"The objective here clearly is to maximise the interests of all concerned parties as part of the Chapter 11 process," the spokesman said. Global Crossing filed for Chapter 11 bankruptcy protection in January.
The auction process involved "very active negotiating," said the spokesman. "This is not an auction that is dead in the water," he said. Rather, those involved are trying to strike a "delicate balance to reach a consensus about what's best". The auction has already been postponed a number of times.
Although the company cannot say who is bidding on the assets, in recent days published reports based on unnamed sources have said that Hutchison Whampoa, a Hong Kong conglomerate, would be one of the bidders. Hutchison and Singapore Technologies Telemedia (STT) had offered creditors $750m (£480m) to buy a majority stake in the company. But the deal fell apart when creditors could not secure more than that for Global Crossing, which listed assets of $12bn (£8bn) and liabilities of $22bn (£14bn) in the bankruptcy filing with the US District Court for the Southern District of New York.
Besides published reports about Hutchison, The Wall Street Journal this week reported that Global Crossing's former chief operating officer and sales director, David Walsh, plans to bid in the auction. He is chairman of Moneyline Telerate, which has backing from One Equity Partners, the private-equity branch of Bank One, which recently bought the assets of Polaroid in an auction.
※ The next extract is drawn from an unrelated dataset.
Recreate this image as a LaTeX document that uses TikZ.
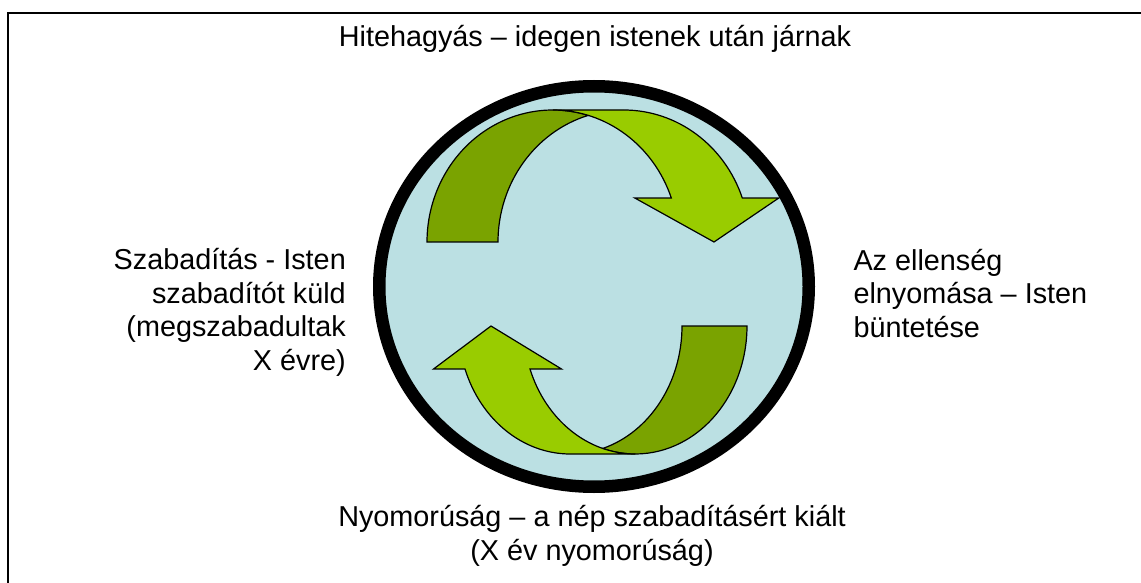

Global Crossing is one of numerous companies under US federal investigation and has for months received frequent mention by lawmakers pushing for reform.
The company's accounting practices are under investigation by the US Securities and Exchange Commission (SEC) and the US Department of Justice. The US House Committee on Energy and Commerce is also looking into the company's accounting practices and along with the House Subcommittee on Oversight and Investigations has demanded documents and access to employees in a probe aimed at determining whether documents were shredded.
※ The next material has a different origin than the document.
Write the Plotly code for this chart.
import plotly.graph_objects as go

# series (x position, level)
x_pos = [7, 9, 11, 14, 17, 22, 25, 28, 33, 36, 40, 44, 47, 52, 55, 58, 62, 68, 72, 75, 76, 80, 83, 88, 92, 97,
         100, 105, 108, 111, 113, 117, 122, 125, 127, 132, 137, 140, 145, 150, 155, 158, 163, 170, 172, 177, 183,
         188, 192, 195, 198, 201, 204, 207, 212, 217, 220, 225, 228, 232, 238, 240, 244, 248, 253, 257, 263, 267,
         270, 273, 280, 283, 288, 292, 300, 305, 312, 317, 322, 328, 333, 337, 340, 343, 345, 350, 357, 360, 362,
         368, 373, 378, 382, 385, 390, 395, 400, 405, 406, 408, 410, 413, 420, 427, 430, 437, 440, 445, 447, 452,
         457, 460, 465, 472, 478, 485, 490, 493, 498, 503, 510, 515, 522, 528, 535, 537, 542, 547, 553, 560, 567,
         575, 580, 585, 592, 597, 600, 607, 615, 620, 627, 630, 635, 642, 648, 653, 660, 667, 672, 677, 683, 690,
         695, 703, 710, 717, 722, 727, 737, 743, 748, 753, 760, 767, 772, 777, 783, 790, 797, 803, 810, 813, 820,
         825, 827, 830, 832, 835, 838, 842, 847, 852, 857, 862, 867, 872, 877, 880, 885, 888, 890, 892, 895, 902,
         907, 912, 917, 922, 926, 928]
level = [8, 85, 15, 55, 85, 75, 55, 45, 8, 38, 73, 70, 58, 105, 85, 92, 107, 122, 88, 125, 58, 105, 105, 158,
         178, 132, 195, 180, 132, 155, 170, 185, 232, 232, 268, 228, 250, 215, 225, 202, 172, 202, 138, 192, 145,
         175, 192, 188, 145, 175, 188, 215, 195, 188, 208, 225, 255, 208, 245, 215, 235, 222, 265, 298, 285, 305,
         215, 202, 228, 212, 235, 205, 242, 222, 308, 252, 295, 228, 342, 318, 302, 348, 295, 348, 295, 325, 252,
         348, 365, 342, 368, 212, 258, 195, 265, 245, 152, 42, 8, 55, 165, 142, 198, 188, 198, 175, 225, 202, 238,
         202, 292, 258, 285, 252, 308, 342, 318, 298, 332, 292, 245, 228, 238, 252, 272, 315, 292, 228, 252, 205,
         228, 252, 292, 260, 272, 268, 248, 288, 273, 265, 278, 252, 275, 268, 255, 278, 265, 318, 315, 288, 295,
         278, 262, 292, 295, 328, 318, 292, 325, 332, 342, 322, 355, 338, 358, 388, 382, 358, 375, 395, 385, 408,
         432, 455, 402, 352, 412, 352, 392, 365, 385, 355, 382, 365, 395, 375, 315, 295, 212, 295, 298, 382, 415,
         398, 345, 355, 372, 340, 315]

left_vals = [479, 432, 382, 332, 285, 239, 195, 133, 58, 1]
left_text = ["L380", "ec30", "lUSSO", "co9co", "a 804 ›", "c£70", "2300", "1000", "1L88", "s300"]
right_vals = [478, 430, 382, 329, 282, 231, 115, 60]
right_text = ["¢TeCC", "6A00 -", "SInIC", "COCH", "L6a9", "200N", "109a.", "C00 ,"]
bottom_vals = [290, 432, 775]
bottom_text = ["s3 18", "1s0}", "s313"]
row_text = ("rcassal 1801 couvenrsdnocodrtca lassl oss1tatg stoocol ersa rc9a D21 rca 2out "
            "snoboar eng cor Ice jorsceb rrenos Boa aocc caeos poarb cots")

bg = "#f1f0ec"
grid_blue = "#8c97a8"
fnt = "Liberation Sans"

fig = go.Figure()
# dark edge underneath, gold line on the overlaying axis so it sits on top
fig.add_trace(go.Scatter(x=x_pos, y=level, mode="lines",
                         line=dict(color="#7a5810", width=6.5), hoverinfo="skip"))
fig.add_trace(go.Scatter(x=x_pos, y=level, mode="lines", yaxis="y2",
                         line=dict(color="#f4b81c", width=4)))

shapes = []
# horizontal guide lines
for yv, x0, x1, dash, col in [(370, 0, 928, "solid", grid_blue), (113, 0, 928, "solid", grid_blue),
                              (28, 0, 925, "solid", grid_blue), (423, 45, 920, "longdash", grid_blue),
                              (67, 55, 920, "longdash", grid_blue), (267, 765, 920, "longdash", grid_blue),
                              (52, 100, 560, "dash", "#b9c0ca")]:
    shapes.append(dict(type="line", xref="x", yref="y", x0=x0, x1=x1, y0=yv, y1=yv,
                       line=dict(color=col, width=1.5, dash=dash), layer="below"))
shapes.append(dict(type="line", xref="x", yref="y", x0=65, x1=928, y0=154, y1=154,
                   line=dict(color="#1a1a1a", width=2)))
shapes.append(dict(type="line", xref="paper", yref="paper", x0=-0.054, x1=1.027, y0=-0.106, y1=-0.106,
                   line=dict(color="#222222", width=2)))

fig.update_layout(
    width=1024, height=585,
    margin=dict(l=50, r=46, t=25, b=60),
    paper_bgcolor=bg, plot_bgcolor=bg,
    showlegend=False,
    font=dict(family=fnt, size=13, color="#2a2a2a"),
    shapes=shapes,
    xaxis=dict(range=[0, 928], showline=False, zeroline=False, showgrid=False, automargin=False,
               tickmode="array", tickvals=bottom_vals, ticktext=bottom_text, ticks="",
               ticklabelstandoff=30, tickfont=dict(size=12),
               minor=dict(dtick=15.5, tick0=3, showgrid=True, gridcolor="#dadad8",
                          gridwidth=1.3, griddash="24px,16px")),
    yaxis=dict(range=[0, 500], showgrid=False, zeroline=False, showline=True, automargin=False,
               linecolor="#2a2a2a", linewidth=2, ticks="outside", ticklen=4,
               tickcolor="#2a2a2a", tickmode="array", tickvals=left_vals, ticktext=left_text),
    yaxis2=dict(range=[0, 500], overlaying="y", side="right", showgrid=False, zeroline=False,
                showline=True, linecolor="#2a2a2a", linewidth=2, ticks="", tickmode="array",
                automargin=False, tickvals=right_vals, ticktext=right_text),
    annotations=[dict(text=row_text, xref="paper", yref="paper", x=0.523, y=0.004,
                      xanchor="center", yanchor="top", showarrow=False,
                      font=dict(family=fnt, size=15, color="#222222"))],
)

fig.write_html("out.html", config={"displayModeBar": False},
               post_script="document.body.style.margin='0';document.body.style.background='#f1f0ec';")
Global Crossing has pledged full cooperation in the investigations and has said an internal review found the shredding allegations were unsubstantiated.
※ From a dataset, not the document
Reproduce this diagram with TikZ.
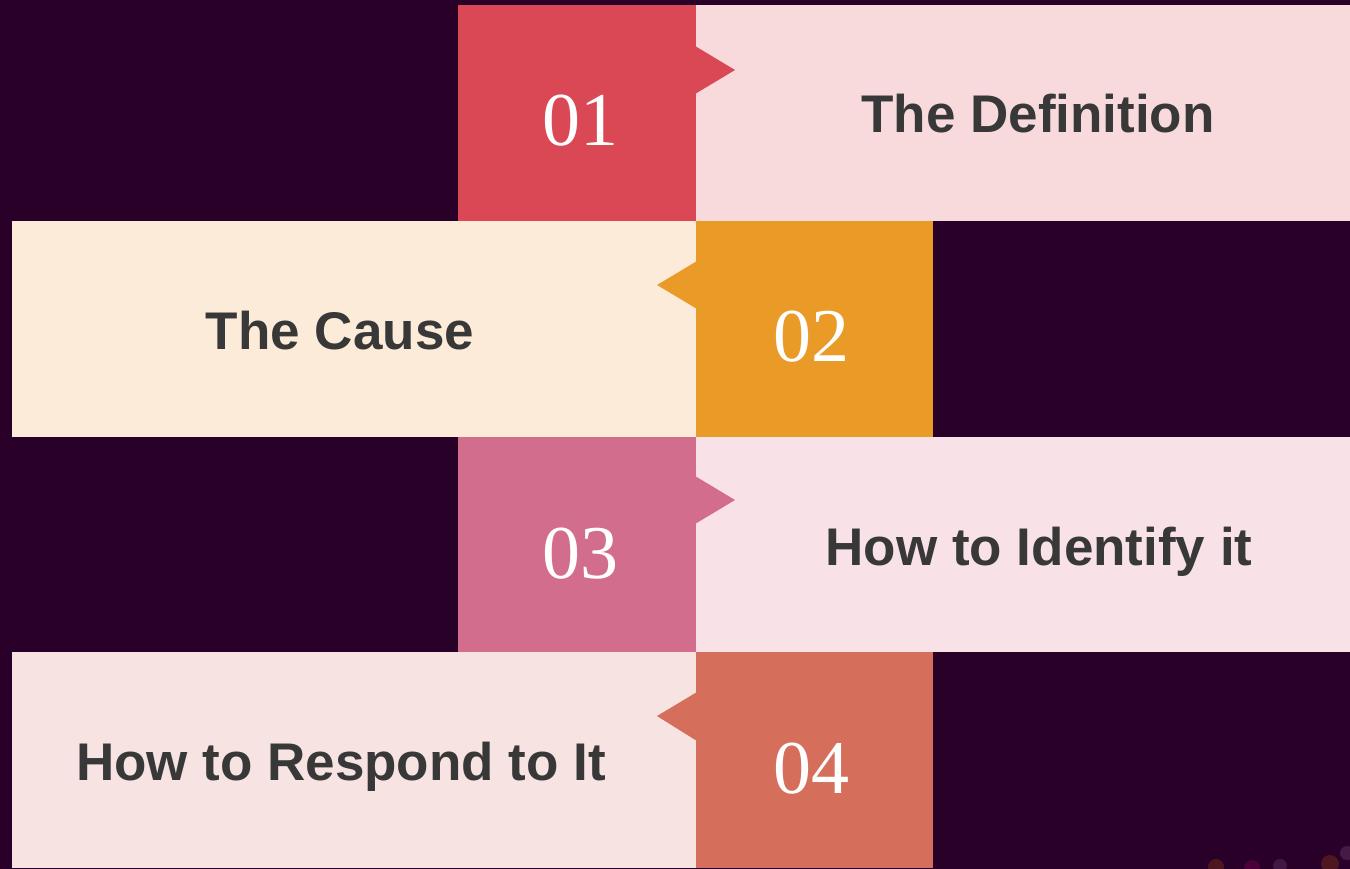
\documentclass[tikz,border=0pt]{standalone}
\usepackage{fontspec}
\setmainfont{Liberation Serif}
\newfontfamily\headfont{Liberation Sans}

\definecolor{bgpurple}{HTML}{280028}
\definecolor{redbox}{HTML}{DB4855}
\definecolor{redlight}{HTML}{F8D9DC}
\definecolor{orangebox}{HTML}{EA9B27}
\definecolor{orangelight}{HTML}{FBEBD8}
\definecolor{pinkbox}{HTML}{D36D8E}
\definecolor{pinklight}{HTML}{F8E2E8}
\definecolor{salmonbox}{HTML}{D56E5A}
\definecolor{salmonlight}{HTML}{F7E3E1}
\definecolor{headgray}{HTML}{383838}

\tikzset{
  numlabel/.style={anchor=base, inner sep=0pt, text=white, font=\fontsize{76}{76}\selectfont},
  headlabel/.style={anchor=base, inner sep=0pt, text=headgray, font=\headfont\bfseries\fontsize{53}{53}\selectfont},
  blob/.style={opacity=0.18}
}

\begin{document}
\begin{tikzpicture}[x=1pt,y=-1pt]
\useasboundingbox (0,0) rectangle (1350,869);
\fill[bgpurple] (-3,-3) rectangle (1353,872);
% row 1
\fill[redlight] (696,5) rectangle (1353,221);
\fill[redbox] (458,5) rectangle (696,221);
\fill[redbox] (695,46) -- (735,70) -- (695,94) -- cycle;
\node[numlabel] (num1) at (580,146) {01};
\node[headlabel] (head1) at (1038,133) {The Definition};
% row 2
\fill[orangelight] (12,221) rectangle (696,437);
\fill[orangebox] (696,221) rectangle (933,437);
\fill[orangebox] (697,261) -- (657,285) -- (697,309) -- cycle;
\node[numlabel] (num2) at (811,361) {02};
\node[headlabel] (head2) at (340,349) {The Cause};
% row 3
\fill[pinklight] (696,437) rectangle (1353,652);
\fill[pinkbox] (458,437) rectangle (696,652);
\fill[pinkbox] (695,476) -- (735,500) -- (695,524) -- cycle;
\node[numlabel] (num3) at (580,578) {03};
\node[headlabel] (head3) at (1039,565) {How to Identify it};
% row 4
\fill[salmonlight] (12,652) rectangle (696,868);
\fill[salmonbox] (696,652) rectangle (933,868);
\fill[salmonbox] (697,692) -- (657,716) -- (697,741) -- cycle;
\node[numlabel] (num4) at (811,793) {04};
\node[headlabel] (head4) at (341,780) {How to Respond to It};
% faint blobs, bottom right
\fill[orange, blob] (1216,867) circle (8);
\fill[magenta, blob] (1252,868) circle (8);
\fill[violet!50, blob] (1280,866) circle (7);
\fill[orange, blob] (1330,864) circle (9);
\fill[violet!40, blob] (1347,853) circle (7);
\end{tikzpicture}
\end{document}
The Committee on Energy and Commerce is also examining how Global Crossing, accounted for deals with other carriers to exchange fibre-optic capacity on each others' networks. Global Crossing has a vast undersea fibre-optic cable network. Under Generally Accepted Accounting Principles (GAAP), it is illegal for carriers to report sales associated with such deals as revenue and to report purchases as capital expenses and not operating costs.